James Kavanaugh died at the age of 81 on January 9, 2010. He was a former Catholic priest upset by the Church's authoritarian style and rigid interpretations of birth control, divorce, premarital sex, and celibacy for priests. Kavanaugh served as a parish priest in Lansing and Flint, Michigan before getting his doctorate at the Catholic University in Washington, D. C. His bestseller A Modern Priest Looks at His Outdated Church came out in 1967 and was called by a reviewer in The New York Times "a personal cry of anguish that goes to the heart of the troubles plaguing the Catholic church."

Kavanaugh left the Catholic Church for a career as a writer, poet, philosopher, and clinical psychologist. He spoke to large numbers of Catholics wounded by the dogmas and terrible images of God they received from orthodox priests. Among the two dozen books he wrote is God Lives . . . From Religious Fear to Spiritual Freedom, which he prefaces with a quotation from Deepak Chopra: "With willingness and trust you set out to rejoin the river of life. There is no charted course, no signposts other than those that appear in your own heart. Yet in time, the river will gather you up and sweep you along, without your knowing how, into the sea of bliss that makes all life possible."

In this blend of memoir, poetry, and spiritual questing, Kavanaugh writes cogently about the arrogance of authority, the Bible as history, the vengeful God of laws, love taboos and sexual guilt, and the myth of death and hell. What is most intriguing is the author's understanding of what's involved in spiritual transformation:

"I had not given up religion, I had only matured. Once I knelt before a statue of the Virgin Mary and poured out my heart. Now I could tell a woman that I loved her and knew that love was not the poetic affection I had imagined. Once I paid homage to the mystery of God by honoring Him in the Trinity. Now I began to feel the mystery of God's presence in men and know the pain of uncertainty, of blind and doubtful faith. Once I needed hell to tell me of man's suffering, of his inhumanity to other men. Now I felt the terror of human suffering, the horror of a life without love, the anguish of human loneliness including my own. Once I needed heaven to encourage me, to give me strength. Now I could try to face death with the little bit of meaning that I drew from every day."
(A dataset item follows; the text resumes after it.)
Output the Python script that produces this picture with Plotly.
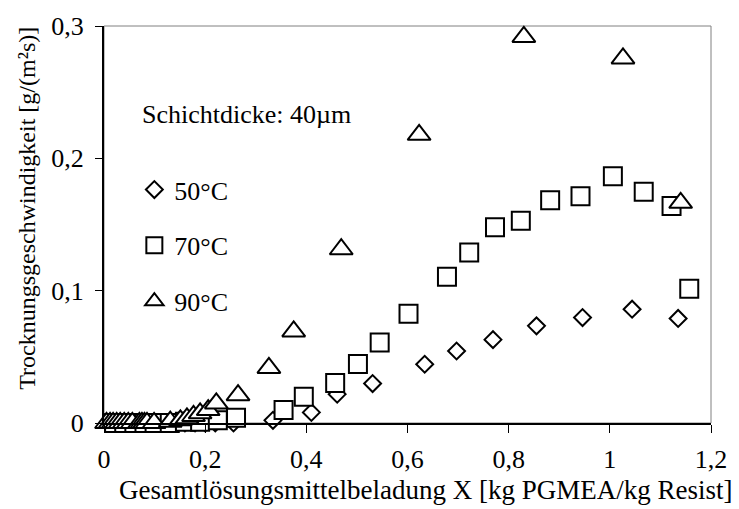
import plotly.graph_objects as go

# 50 °C (diamonds)
x50 = [0.02, 0.03, 0.04, 0.05, 0.06, 0.07, 0.08, 0.09, 0.10, 0.12, 0.14, 0.16, 0.18, 0.20,
       0.22, 0.256, 0.334, 0.41, 0.461, 0.531, 0.634, 0.697, 0.769, 0.855, 0.946, 1.044, 1.135]
y50 = [0.0, 0.0, 0.0, 0.0, 0.0, 0.0, 0.0, 0.0, 0.0, 0.0, 0.0, 0.0, 0.0, 0.0,
       0.0, 0.0, 0.002, 0.008, 0.0218, 0.0298, 0.0444, 0.0544, 0.063, 0.0734, 0.0797, 0.086, 0.079]

# 70 °C (squares)
x70 = [0.02, 0.04, 0.06, 0.08, 0.10, 0.13, 0.16, 0.19, 0.225, 0.261, 0.355, 0.395, 0.457,
       0.502, 0.545, 0.602, 0.678, 0.722, 0.773, 0.824, 0.882, 0.942, 1.006, 1.067, 1.122, 1.157]
y70 = [0.0, 0.0, 0.0, 0.0, 0.0, 0.0, 0.001, 0.001, 0.002, 0.004, 0.0098, 0.0198, 0.0303,
       0.0446, 0.0609, 0.0825, 0.1105, 0.1288, 0.148, 0.1529, 0.1684, 0.1714, 0.1865, 0.1747, 0.164, 0.1015]

# 90 °C (triangles)
x90 = [0.005, 0.012, 0.018, 0.025, 0.032, 0.04, 0.048, 0.056, 0.07, 0.075, 0.08, 0.085, 0.099,
       0.131, 0.151, 0.164, 0.177, 0.19, 0.206, 0.222, 0.265, 0.326, 0.375, 0.469, 0.623, 0.83, 1.026, 1.14]
y90 = [0.0, 0.0, 0.0, 0.0, 0.0, 0.0, 0.0, 0.0, 0.0, 0.0, 0.0, 0.0, 0.0,
       0.001, 0.002, 0.0035, 0.0053, 0.0073, 0.0098, 0.0148, 0.021, 0.0416, 0.0692, 0.1313, 0.2178, 0.2917, 0.2755, 0.1664]

x_ticks = [0, 0.2, 0.4, 0.6, 0.8, 1.0, 1.2]
y_ticks = [0, 0.1, 0.2, 0.3]

x_title = "Gesamtlösungsmittelbeladung X [kg PGMEA/kg Resist]"
y_title = "Trocknungsgeschwindigkeit [g/(m²s)]"
note = "Schichtdicke: 40µm"

FONT = "Liberation Serif, Times New Roman, serif"
FS = 26

fig = go.Figure()
series = [
    ("50°C", x50, y50, "diamond", 13),
    ("70°C", x70, y70, "square", 18),
    ("90°C", x90, y90, "triangle-up", 20),
]
for i, (name, xs, ys, sym, sz) in enumerate(series):
    fig.add_trace(go.Scatter(
        x=xs, y=ys, mode="markers", name=name, legendgroup=str(i),
        cliponaxis=False,
        marker=dict(symbol=sym, size=sz, color="white",
                    line=dict(color="black", width=2)),
    ))

fig.add_annotation(text=note, xref="paper", yref="paper",
                   x=0.06, y=0.777, xanchor="left", yanchor="middle",
                   showarrow=False, font=dict(family=FONT, size=FS, color="black"))
fig.add_annotation(text=x_title, xref="paper", yref="paper",
                   x=0.529, y=-0.168, xanchor="center", yanchor="middle",
                   showarrow=False, font=dict(family=FONT, size=27, color="black"))
fig.add_annotation(text=y_title, xref="paper", yref="paper", textangle=-90,
                   x=-0.126, y=0.541, xanchor="center", yanchor="middle",
                   showarrow=False, font=dict(family=FONT, size=24, color="black"))

fig.add_shape(type="rect", xref="paper", yref="paper", x0=0, y0=0, x1=1, y1=1,
              line=dict(color="#808080", width=1), layer="below")

fig.update_layout(
    width=739, height=509,
    margin=dict(l=104, r=17, t=24, b=86),
    paper_bgcolor="white", plot_bgcolor="white",
    separators=", ",
    font=dict(family=FONT, size=FS, color="black"),
    showlegend=True,
    legend=dict(x=0.05, y=0.647, xanchor="left", yanchor="top",
                bgcolor="rgba(0,0,0,0)", tracegroupgap=19, itemwidth=30,
                font=dict(family=FONT, size=FS, color="black")),
    xaxis=dict(range=[0, 1.2], tickvals=x_ticks, showgrid=False, zeroline=False,
               showline=True, linecolor="black", linewidth=2,
               ticks="outside", ticklen=8, tickwidth=1, tickcolor="black",
               ticklabelstandoff=4),
    yaxis=dict(range=[0, 0.3], tickvals=y_ticks, showgrid=False, zeroline=False,
               showline=True, linecolor="black", linewidth=2,
               ticks="outside", ticklen=7, tickwidth=1, tickcolor="black",
               ticklabelstandoff=6),
)

fig.write_html("out.html")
Throughout the rest of the book, Kavanaugh covers his journey from myth to spiritual freedom. We were so impressed with his writing and perspective that we included the following story about one couple's relationship in our book Spiritual Literacy:

"I see the birth of God in the old Italian couple who run a grocery store in my neighborhood. They do not often speak of God or Jesus or salvation, but I know they feel the divine presence. This couple love each other and greet me with a kind word and a smile. They smile when I buy a half-pound of hamburger for some homemade chili. The store is their home, their life, their community. They know almost everyone by name, or at least, by face. They charge more than a supermarket, but they give more. And when I leave the store, I somehow feel more human, more in touch with the realities of life, more a man, closer to God. They work every day from nine till nine. They eat lunch and dinner together while they work. And when I say, 'You work too hard,' they answer, 'This is where we are the happiest.' And I believe them. They do not work at all; they spend the day serving their friends. Then they go home, have a glass of wine, and watch TV and say their simple prayers to a friendly God or light a candle to their madonna. Sometimes they play cards or reminisce. Then they go to bed. At times I sing a little when I leave their store, not because I have been 'saved,' but because in the beauty of this vision of man, I sense in my life the Living God."